• Problem details
Would you transcribe the listing that follows, character for character, and omit its images?

• Collected material
★ ★ ★ ★ ★ ★ ★
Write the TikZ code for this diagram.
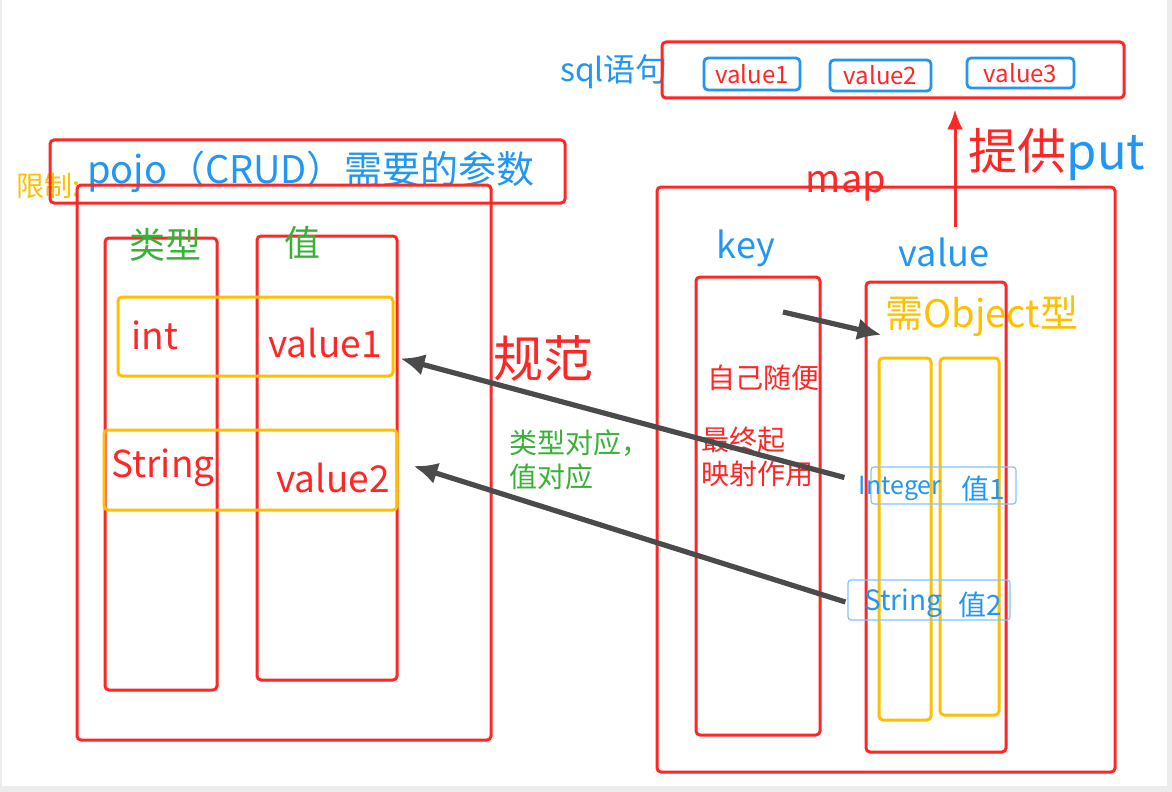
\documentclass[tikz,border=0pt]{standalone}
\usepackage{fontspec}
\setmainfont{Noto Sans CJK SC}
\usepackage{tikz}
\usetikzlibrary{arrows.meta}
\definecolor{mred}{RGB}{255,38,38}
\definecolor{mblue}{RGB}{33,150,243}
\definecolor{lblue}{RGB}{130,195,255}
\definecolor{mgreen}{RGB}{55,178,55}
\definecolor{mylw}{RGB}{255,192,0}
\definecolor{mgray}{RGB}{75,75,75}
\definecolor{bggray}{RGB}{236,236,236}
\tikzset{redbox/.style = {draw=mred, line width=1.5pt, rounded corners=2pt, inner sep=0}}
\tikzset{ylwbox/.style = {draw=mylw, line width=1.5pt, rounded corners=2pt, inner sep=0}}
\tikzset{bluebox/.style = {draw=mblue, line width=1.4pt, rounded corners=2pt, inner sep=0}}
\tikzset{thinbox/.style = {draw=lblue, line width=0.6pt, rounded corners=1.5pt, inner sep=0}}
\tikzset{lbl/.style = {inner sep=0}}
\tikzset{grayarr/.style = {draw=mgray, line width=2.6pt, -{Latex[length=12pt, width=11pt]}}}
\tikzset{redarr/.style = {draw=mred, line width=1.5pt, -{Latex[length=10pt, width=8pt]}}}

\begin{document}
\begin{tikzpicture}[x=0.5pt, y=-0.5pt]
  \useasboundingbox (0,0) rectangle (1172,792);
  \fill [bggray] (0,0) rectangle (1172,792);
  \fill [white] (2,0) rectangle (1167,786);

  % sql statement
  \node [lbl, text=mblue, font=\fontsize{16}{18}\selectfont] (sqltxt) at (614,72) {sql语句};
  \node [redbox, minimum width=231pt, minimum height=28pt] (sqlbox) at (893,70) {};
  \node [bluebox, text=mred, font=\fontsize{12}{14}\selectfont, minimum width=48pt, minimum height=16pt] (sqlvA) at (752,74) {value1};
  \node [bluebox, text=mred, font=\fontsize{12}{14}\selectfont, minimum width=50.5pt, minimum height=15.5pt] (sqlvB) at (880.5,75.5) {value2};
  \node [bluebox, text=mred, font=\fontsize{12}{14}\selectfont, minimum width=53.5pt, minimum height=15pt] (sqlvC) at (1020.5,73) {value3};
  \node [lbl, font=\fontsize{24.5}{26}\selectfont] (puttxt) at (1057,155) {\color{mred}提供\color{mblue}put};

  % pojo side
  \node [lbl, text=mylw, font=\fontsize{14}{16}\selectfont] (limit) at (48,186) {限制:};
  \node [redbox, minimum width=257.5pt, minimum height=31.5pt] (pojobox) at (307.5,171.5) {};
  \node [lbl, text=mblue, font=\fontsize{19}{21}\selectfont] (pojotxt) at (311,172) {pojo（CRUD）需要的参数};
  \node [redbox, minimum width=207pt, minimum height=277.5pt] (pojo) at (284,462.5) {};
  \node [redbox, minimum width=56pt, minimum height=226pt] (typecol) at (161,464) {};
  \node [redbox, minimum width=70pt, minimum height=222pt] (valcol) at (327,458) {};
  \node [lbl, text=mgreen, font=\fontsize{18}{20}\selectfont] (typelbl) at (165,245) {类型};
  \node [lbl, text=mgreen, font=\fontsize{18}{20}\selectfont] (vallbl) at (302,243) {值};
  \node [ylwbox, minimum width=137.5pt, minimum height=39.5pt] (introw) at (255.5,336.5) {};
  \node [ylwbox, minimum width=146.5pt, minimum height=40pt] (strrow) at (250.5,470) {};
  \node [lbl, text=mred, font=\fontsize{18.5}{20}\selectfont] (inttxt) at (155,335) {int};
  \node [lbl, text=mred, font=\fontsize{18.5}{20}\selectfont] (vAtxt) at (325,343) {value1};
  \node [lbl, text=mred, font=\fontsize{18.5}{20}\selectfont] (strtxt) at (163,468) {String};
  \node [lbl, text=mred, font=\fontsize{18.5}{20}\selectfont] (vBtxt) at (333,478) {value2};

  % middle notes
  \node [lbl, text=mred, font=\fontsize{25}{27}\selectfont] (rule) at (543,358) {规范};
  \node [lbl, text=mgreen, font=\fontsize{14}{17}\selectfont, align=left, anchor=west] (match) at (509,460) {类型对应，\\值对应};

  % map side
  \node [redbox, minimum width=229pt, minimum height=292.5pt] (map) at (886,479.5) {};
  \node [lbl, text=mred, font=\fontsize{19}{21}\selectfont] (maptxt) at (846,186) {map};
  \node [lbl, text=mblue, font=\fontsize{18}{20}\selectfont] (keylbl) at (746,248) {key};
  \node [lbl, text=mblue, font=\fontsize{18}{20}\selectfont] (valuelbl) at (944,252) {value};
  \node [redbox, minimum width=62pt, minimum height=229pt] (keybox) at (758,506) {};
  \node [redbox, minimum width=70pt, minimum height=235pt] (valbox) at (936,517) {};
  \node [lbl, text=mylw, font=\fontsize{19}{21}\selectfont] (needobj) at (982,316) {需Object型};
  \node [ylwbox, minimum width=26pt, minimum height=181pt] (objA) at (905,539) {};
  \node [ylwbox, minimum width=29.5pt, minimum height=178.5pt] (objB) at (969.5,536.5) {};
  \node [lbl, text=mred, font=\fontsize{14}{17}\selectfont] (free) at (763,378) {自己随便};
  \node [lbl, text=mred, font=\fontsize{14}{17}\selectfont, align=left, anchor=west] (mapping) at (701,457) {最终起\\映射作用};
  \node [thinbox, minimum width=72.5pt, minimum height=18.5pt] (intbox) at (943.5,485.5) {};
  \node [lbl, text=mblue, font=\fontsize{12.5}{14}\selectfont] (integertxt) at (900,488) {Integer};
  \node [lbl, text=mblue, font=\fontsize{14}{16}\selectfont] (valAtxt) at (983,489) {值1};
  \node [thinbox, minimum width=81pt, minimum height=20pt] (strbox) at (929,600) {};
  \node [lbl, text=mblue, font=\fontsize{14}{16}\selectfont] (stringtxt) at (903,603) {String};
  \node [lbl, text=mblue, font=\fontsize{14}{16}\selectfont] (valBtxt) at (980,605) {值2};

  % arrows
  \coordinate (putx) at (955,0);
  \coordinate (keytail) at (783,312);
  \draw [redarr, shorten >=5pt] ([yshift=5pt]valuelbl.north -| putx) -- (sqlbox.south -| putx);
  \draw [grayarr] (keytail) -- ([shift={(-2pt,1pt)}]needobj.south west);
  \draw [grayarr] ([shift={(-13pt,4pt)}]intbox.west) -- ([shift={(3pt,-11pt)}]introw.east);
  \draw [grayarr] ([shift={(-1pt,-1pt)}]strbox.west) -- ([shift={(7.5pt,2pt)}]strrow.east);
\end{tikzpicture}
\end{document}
★ ★ ★ ★ ★ ★ ★
• Solution for this task
Write the TikZ code for this diagram.
\documentclass[tikz,border=0pt]{standalone}
\usepackage{fontspec}
\setmainfont{Noto Sans CJK SC}
\usepackage{tikz}
\usetikzlibrary{arrows.meta}
\definecolor{mred}{RGB}{255,38,38}
\definecolor{mblue}{RGB}{33,150,243}
\definecolor{lblue}{RGB}{130,195,255}
\definecolor{mgreen}{RGB}{55,178,55}
\definecolor{mylw}{RGB}{255,192,0}
\definecolor{mgray}{RGB}{75,75,75}
\definecolor{bggray}{RGB}{236,236,236}
\tikzset{redbox/.style = {draw=mred, line width=1.5pt, rounded corners=2pt, inner sep=0}}
\tikzset{ylwbox/.style = {draw=mylw, line width=1.5pt, rounded corners=2pt, inner sep=0}}
\tikzset{bluebox/.style = {draw=mblue, line width=1.4pt, rounded corners=2pt, inner sep=0}}
\tikzset{thinbox/.style = {draw=lblue, line width=0.6pt, rounded corners=1.5pt, inner sep=0}}
\tikzset{lbl/.style = {inner sep=0}}
\tikzset{grayarr/.style = {draw=mgray, line width=2.6pt, -{Latex[length=12pt, width=11pt]}}}
\tikzset{redarr/.style = {draw=mred, line width=1.5pt, -{Latex[length=10pt, width=8pt]}}}

\begin{document}
\begin{tikzpicture}[x=0.5pt, y=-0.5pt]
  \useasboundingbox (0,0) rectangle (1172,792);
  \fill [bggray] (0,0) rectangle (1172,792);
  \fill [white] (2,0) rectangle (1167,786);

  % sql statement
  \node [lbl, text=mblue, font=\fontsize{16}{18}\selectfont] (sqltxt) at (614,72) {sql语句};
  \node [redbox, minimum width=231pt, minimum height=28pt] (sqlbox) at (893,70) {};
  \node [bluebox, text=mred, font=\fontsize{12}{14}\selectfont, minimum width=48pt, minimum height=16pt] (sqlvA) at (752,74) {value1};
  \node [bluebox, text=mred, font=\fontsize{12}{14}\selectfont, minimum width=50.5pt, minimum height=15.5pt] (sqlvB) at (880.5,75.5) {value2};
  \node [bluebox, text=mred, font=\fontsize{12}{14}\selectfont, minimum width=53.5pt, minimum height=15pt] (sqlvC) at (1020.5,73) {value3};
  \node [lbl, font=\fontsize{24.5}{26}\selectfont] (puttxt) at (1057,155) {\color{mred}提供\color{mblue}put};

  % pojo side
  \node [lbl, text=mylw, font=\fontsize{14}{16}\selectfont] (limit) at (48,186) {限制:};
  \node [redbox, minimum width=257.5pt, minimum height=31.5pt] (pojobox) at (307.5,171.5) {};
  \node [lbl, text=mblue, font=\fontsize{19}{21}\selectfont] (pojotxt) at (311,172) {pojo（CRUD）需要的参数};
  \node [redbox, minimum width=207pt, minimum height=277.5pt] (pojo) at (284,462.5) {};
  \node [redbox, minimum width=56pt, minimum height=226pt] (typecol) at (161,464) {};
  \node [redbox, minimum width=70pt, minimum height=222pt] (valcol) at (327,458) {};
  \node [lbl, text=mgreen, font=\fontsize{18}{20}\selectfont] (typelbl) at (165,245) {类型};
  \node [lbl, text=mgreen, font=\fontsize{18}{20}\selectfont] (vallbl) at (302,243) {值};
  \node [ylwbox, minimum width=137.5pt, minimum height=39.5pt] (introw) at (255.5,336.5) {};
  \node [ylwbox, minimum width=146.5pt, minimum height=40pt] (strrow) at (250.5,470) {};
  \node [lbl, text=mred, font=\fontsize{18.5}{20}\selectfont] (inttxt) at (155,335) {int};
  \node [lbl, text=mred, font=\fontsize{18.5}{20}\selectfont] (vAtxt) at (325,343) {value1};
  \node [lbl, text=mred, font=\fontsize{18.5}{20}\selectfont] (strtxt) at (163,468) {String};
  \node [lbl, text=mred, font=\fontsize{18.5}{20}\selectfont] (vBtxt) at (333,478) {value2};

  % middle notes
  \node [lbl, text=mred, font=\fontsize{25}{27}\selectfont] (rule) at (543,358) {规范};
  \node [lbl, text=mgreen, font=\fontsize{14}{17}\selectfont, align=left, anchor=west] (match) at (509,460) {类型对应，\\值对应};

  % map side
  \node [redbox, minimum width=229pt, minimum height=292.5pt] (map) at (886,479.5) {};
  \node [lbl, text=mred, font=\fontsize{19}{21}\selectfont] (maptxt) at (846,186) {map};
  \node [lbl, text=mblue, font=\fontsize{18}{20}\selectfont] (keylbl) at (746,248) {key};
  \node [lbl, text=mblue, font=\fontsize{18}{20}\selectfont] (valuelbl) at (944,252) {value};
  \node [redbox, minimum width=62pt, minimum height=229pt] (keybox) at (758,506) {};
  \node [redbox, minimum width=70pt, minimum height=235pt] (valbox) at (936,517) {};
  \node [lbl, text=mylw, font=\fontsize{19}{21}\selectfont] (needobj) at (982,316) {需Object型};
  \node [ylwbox, minimum width=26pt, minimum height=181pt] (objA) at (905,539) {};
  \node [ylwbox, minimum width=29.5pt, minimum height=178.5pt] (objB) at (969.5,536.5) {};
  \node [lbl, text=mred, font=\fontsize{14}{17}\selectfont] (free) at (763,378) {自己随便};
  \node [lbl, text=mred, font=\fontsize{14}{17}\selectfont, align=left, anchor=west] (mapping) at (701,457) {最终起\\映射作用};
  \node [thinbox, minimum width=72.5pt, minimum height=18.5pt] (intbox) at (943.5,485.5) {};
  \node [lbl, text=mblue, font=\fontsize{12.5}{14}\selectfont] (integertxt) at (900,488) {Integer};
  \node [lbl, text=mblue, font=\fontsize{14}{16}\selectfont] (valAtxt) at (983,489) {值1};
  \node [thinbox, minimum width=81pt, minimum height=20pt] (strbox) at (929,600) {};
  \node [lbl, text=mblue, font=\fontsize{14}{16}\selectfont] (stringtxt) at (903,603) {String};
  \node [lbl, text=mblue, font=\fontsize{14}{16}\selectfont] (valBtxt) at (980,605) {值2};

  % arrows
  \coordinate (putx) at (955,0);
  \coordinate (keytail) at (783,312);
  \draw [redarr, shorten >=5pt] ([yshift=5pt]valuelbl.north -| putx) -- (sqlbox.south -| putx);
  \draw [grayarr] (keytail) -- ([shift={(-2pt,1pt)}]needobj.south west);
  \draw [grayarr] ([shift={(-13pt,4pt)}]intbox.west) -- ([shift={(3pt,-11pt)}]introw.east);
  \draw [grayarr] ([shift={(-1pt,-1pt)}]strbox.west) -- ([shift={(7.5pt,2pt)}]strrow.east);
\end{tikzpicture}
\end{document}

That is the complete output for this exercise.